There’s one international carrier, however, that flies to a lot of North American hubs that doesn’t get a lot of press. It rarely goes on strike, either. We’re talking, of course, about Icelandair – the primary airline of Iceland.
Operating a fleet of narrow-body Boeing 757 jets, Icelandair wants to make connecting through Reykjavik-Keflavik International Airport as easy and commonplace as transiting through major European hubs like London Heathrow and Frankfurt, but without the crowds and the hassle. To that end, the airline – which has been around since 1937 – is already succeeding.
To-date, Icelandair offers seasonal and year-round service to Reykjavik from Anchorage, Boston, Denver, Edmonton, Halifax, Minneapolis-St.Paul, New York JFK, Newark, Orlando, Seattle, Toronto, Vancouver, and Washington D.C. Direct service to Reykjavik from Portland, Oregon is also slated to begin on May 20, 2015.
From Reykjavik, passengers can connect on to numerous popular European cities like Amsterdam, Brussels, Frankfurt, Munich, Paris and Zurich, to name a few – making it a convenient option for river cruisers. Further connections are available through St.

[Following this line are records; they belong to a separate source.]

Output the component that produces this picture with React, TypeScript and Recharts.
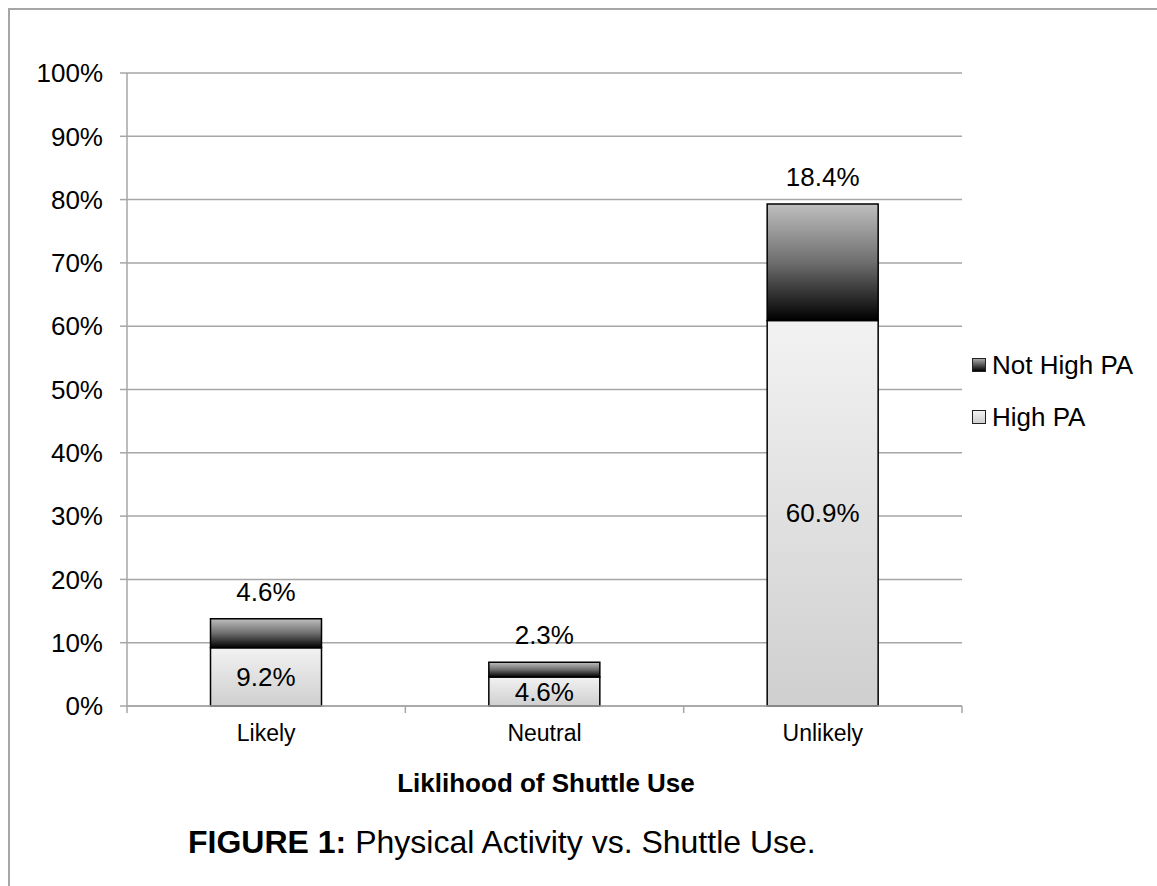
import { BarChart, Bar, XAxis, YAxis, CartesianGrid, Legend, LabelList } from "recharts";

const categories = ["Likely", "Neutral", "Unlikely"];
const highPA = [9.2, 4.6, 60.9];
const notHighPA = [4.6, 2.3, 18.4];
const yTicks = [0, 10, 20, 30, 40, 50, 60, 70, 80, 90, 100];

const data = categories.map((c, i) => ({
  category: c,
  high: highPA[i],
  notHigh: notHighPA[i],
}));

const FONT = '"Liberation Sans", Arial, Helvetica, sans-serif';
const GRID = "#a6a6a6";

function CategoryTick(props: any) {
  const { x, y, payload, index, width, visibleTicksCount } = props;
  const count = visibleTicksCount || categories.length;
  const band = (width || 835) / count;
  const left = x - band / 2;
  const right = x + band / 2;
  return (
    <g>
      <line x1={left} x2={left} y1={y} y2={y + 7} stroke={GRID} strokeWidth={1.5} />
      {index === count - 1 && (
        <line x1={right} x2={right} y1={y} y2={y + 7} stroke={GRID} strokeWidth={1.5} />
      )}
      <text x={x} y={y + 35} textAnchor="middle" fontSize={23} fill="#000" fontFamily={FONT}>
        {payload.value}
      </text>
    </g>
  );
}

function LegendContent() {
  const items = [
    { name: "Not High PA", bg: "linear-gradient(#a8a8a8, #000)" },
    { name: "High PA", bg: "linear-gradient(#f2f2f2, #cfcfcf)" },
  ];
  return (
    <div style={{ fontFamily: FONT, fontSize: 26, color: "#000" }}>
      {items.map((it) => (
        <div key={it.name} style={{ height: 52, display: "flex", alignItems: "center" }}>
          <span
            style={{
              width: 12,
              height: 12,
              border: "1.5px solid #222",
              background: it.bg,
              marginRight: 6,
              display: "inline-block",
            }}
          />
          <span>{it.name}</span>
        </div>
      ))}
    </div>
  );
}

export default function App() {
  return (
    <div
      style={{
        position: "absolute",
        left: 8,
        top: 8,
        width: 1147,
        height: 876,
        borderTop: `2px solid ${GRID}`,
        borderLeft: `2px solid ${GRID}`,
        background: "#fff",
        fontFamily: FONT,
      }}
    >
      <BarChart
        width={1147}
        height={876}
        data={data}
        margin={{ top: 63, right: 195, left: 37, bottom: 140 }}
        barCategoryGap="30%"
      >
        <defs>
          <linearGradient id="gradNotHigh" x1="0" y1="0" x2="0" y2="1">
            <stop offset="0%" stopColor="#bfbfbf" />
            <stop offset="50%" stopColor="#6e6e6e" />
            <stop offset="100%" stopColor="#000000" />
          </linearGradient>
          <linearGradient id="gradHigh" x1="0" y1="0" x2="0" y2="1">
            <stop offset="0%" stopColor="#f2f2f2" />
            <stop offset="100%" stopColor="#cfcfcf" />
          </linearGradient>
        </defs>
        <CartesianGrid vertical={false} stroke={GRID} strokeWidth={1.5} />
        <XAxis
          dataKey="category"
          height={40}
          axisLine={{ stroke: GRID, strokeWidth: 1.5 }}
          tickLine={false}
          tickSize={0}
          tickMargin={0}
          tick={<CategoryTick />}
          interval={0}
        />
        <YAxis
          width={80}
          domain={[0, 100]}
          ticks={yTicks}
          tickFormatter={(v) => `${v}%`}
          axisLine={{ stroke: GRID, strokeWidth: 1.5 }}
          tickLine={{ stroke: GRID, strokeWidth: 1.5 }}
          tickSize={7}
          tickMargin={17}
          tick={{ fontSize: 26, fill: "#000", fontFamily: FONT }}
        />
        <Legend
          layout="vertical"
          align="center"
          verticalAlign="middle"
          content={<LegendContent />}
          wrapperStyle={{ left: 962, top: 329, width: 190 }}
        />
        <Bar
          dataKey="high"
          name="High PA"
          stackId="a"
          fill="url(#gradHigh)"
          stroke="#000"
          strokeWidth={1.5}
          isAnimationActive={false}
        >
          <LabelList
            dataKey="high"
            position="center"
            formatter={(v: any) => `${v}%`}
            style={{ fontSize: 26, fill: "#000", fontFamily: FONT }}
          />
        </Bar>
        <Bar
          dataKey="notHigh"
          name="Not High PA"
          stackId="a"
          fill="url(#gradNotHigh)"
          stroke="#000"
          strokeWidth={1.5}
          isAnimationActive={false}
        >
          <LabelList
            dataKey="notHigh"
            position="top"
            offset={18}
            formatter={(v: any) => `${v}%`}
            style={{ fontSize: 26, fill: "#000", fontFamily: FONT }}
          />
        </Bar>
      </BarChart>
      <div
        style={{
          position: "absolute",
          left: 236,
          top: 760,
          width: 600,
          textAlign: "center",
          fontSize: 26,
          lineHeight: 1,
          fontWeight: "bold",
          color: "#000",
        }}
      >
        Liklihood of Shuttle Use
      </div>
      <div
        style={{
          position: "absolute",
          left: 178,
          top: 816,
          fontSize: 32,
          lineHeight: 1,
          color: "#000",
          whiteSpace: "nowrap",
        }}
      >
        <b>FIGURE 1:</b> Physical Activity vs. Shuttle Use.
      </div>
    </div>
  );
}
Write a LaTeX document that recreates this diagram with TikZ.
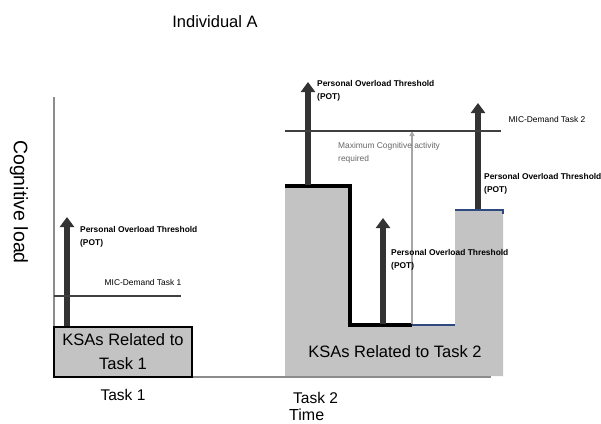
\documentclass[tikz,border=0pt]{standalone}
\usepackage{fontspec}
\setmainfont{Liberation Sans}
\usepackage{xcolor}
\usepackage{tikz}
\usetikzlibrary{positioning, arrows.meta}

\definecolor{ksagray}{RGB}{195,195,195}
\definecolor{potdark}{RGB}{51,51,51}
\definecolor{edgeblue}{RGB}{47,72,128}

\begin{document}
\begin{tikzpicture}[x=1pt, y=-1pt,
        ksabox/.style={rectangle, draw=black, line width=1.3pt, fill=ksagray, align=center, inner sep=0pt, font=\fontsize{16.5}{24}\selectfont},
        potarrow/.style={-{Triangle[width=14pt,length=10pt]}, line width=6pt, draw=potdark},
        potlabel/.style={anchor=west, align=left, inner sep=0pt, font=\fontsize{8.4}{13}\selectfont\bfseries},
        smalllabel/.style={inner sep=0pt, font=\fontsize{8.4}{13}\selectfont},
        micline/.style={line width=1.2pt, draw=black!75},
        axis/.style={line width=1.2pt, draw=black!45},
        bigtext/.style={inner sep=0pt, font=\fontsize{16}{19}\selectfont}]

        \useasboundingbox (0,0) rectangle (601,423);

        \node[bigtext, font=\fontsize{16.5}{19}\selectfont] (title) at (215,22) {Individual A};
        \node[bigtext, font=\fontsize{19.5}{22}\selectfont, rotate=-90] (ylabel) at (19,202) {Cognitive load};

        % task 2 profile
        \fill[ksagray] (285,186) -- (350,186) -- (350,325) -- (455,325) -- (455,210)
            -- (503,210) -- (503,376) -- (285,376) -- cycle;
        \draw[line width=4pt, line join=miter] (285,186) -- (350,186) -- (350,325) -- (412,325);
        \draw[edgeblue, line width=1.5pt] (412,325) -- (455,325);
        \draw[edgeblue, line width=1.5pt] (455,210) -- (503,210) -- (503,214);
        \node[bigtext, font=\fontsize{16.5}{19}\selectfont] (ksatwo) at (395,352) {KSAs Related to Task 2};

        % axes
        \coordinate (origin) at (54,377);
        \coordinate (ytop) at (54,97);
        \coordinate (xend) at (491,377);
        \draw[axis] (ytop) -- (origin) -- (xend);

        % task 1
        \node[ksabox, minimum width=138pt, minimum height=50pt] (ksaone) at (123,352) {KSAs Related to\\Task 1};

        \coordinate (micone-l) at (54,296);
        \coordinate (micone-r) at (181,296);
        \coordinate (potone-b) at (67,326);
        \coordinate (potone-t) at (67,217);
        \draw[potarrow] (potone-b) -- (potone-t);
        \draw[micline] (micone-l) -- (micone-r);
        \node[smalllabel] (micone) at (143,282) {MIC-Demand Task 1};
        \node[potlabel] (potone) at (80,236.5) {Personal Overload Threshold\\(POT)};

        % task 2 arrows
        \coordinate (maxact-b) at (412,324);
        \coordinate (maxact-t) at (412,131);
        \draw[black!35, line width=1.2pt, -{Triangle[width=5pt,length=5pt]}] (maxact-b) -- (maxact-t);
        \node[smalllabel, anchor=west, align=left, text=black!60] (maxact) at (338,152.5) {Maximum Cognitive activity\\required};

        \coordinate (pota-b) at (308,185);
        \coordinate (pota-t) at (308,82);
        \coordinate (potb-b) at (383,324);
        \coordinate (potb-t) at (383,218);
        \coordinate (potc-b) at (478,209);
        \coordinate (potc-t) at (478,103);
        \draw[potarrow] (pota-b) -- (pota-t);
        \draw[potarrow] (potb-b) -- (potb-t);
        \draw[potarrow] (potc-b) -- (potc-t);
        \node[potlabel] (pota) at (317,90.5) {Personal Overload Threshold\\(POT)};
        \node[potlabel] (potb) at (391,259.5) {Personal Overload Threshold\\(POT)};
        \node[potlabel] (potc) at (484,183.5) {Personal Overload Threshold\\(POT)};

        \coordinate (mictwo-l) at (285,131);
        \coordinate (mictwo-r) at (501,131);
        \draw[micline] (mictwo-l) -- (mictwo-r);
        \node[smalllabel] (mictwo) at (547,119) {MIC-Demand Task 2};

        % time axis labels
        \node[bigtext, font=\fontsize{15.5}{19}\selectfont] (taskone) at (123,395) {Task 1};
        \node[bigtext, font=\fontsize{15.5}{19}\selectfont, anchor=west] (tasktwo) at (293,398) {Task 2};
        \node[bigtext, anchor=west] (time) at (289,414.5) {Time};
      \end{tikzpicture}
\end{document}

Petersburg, Russia, and the airline offers codeshare partnerships with Aeroflot, Finnair and Scandinavian Airlines (SAS).
Icelandair even lets you arrange a stopover in Reykjavik – at no additional charge.
If there is a drawback to Icelandair, it’s that not everyone will be nuts about flying across the Atlantic on the narrow-body (read: single aisle) Boeing 757. But given the problems plaguing other European airlines at the moment, and the increasingly lacklustre service on many North American airlines, a trip on Icelandair might be worth considering for your next jaunt across the pond, particularly if you live in or close to their North American gateway cities.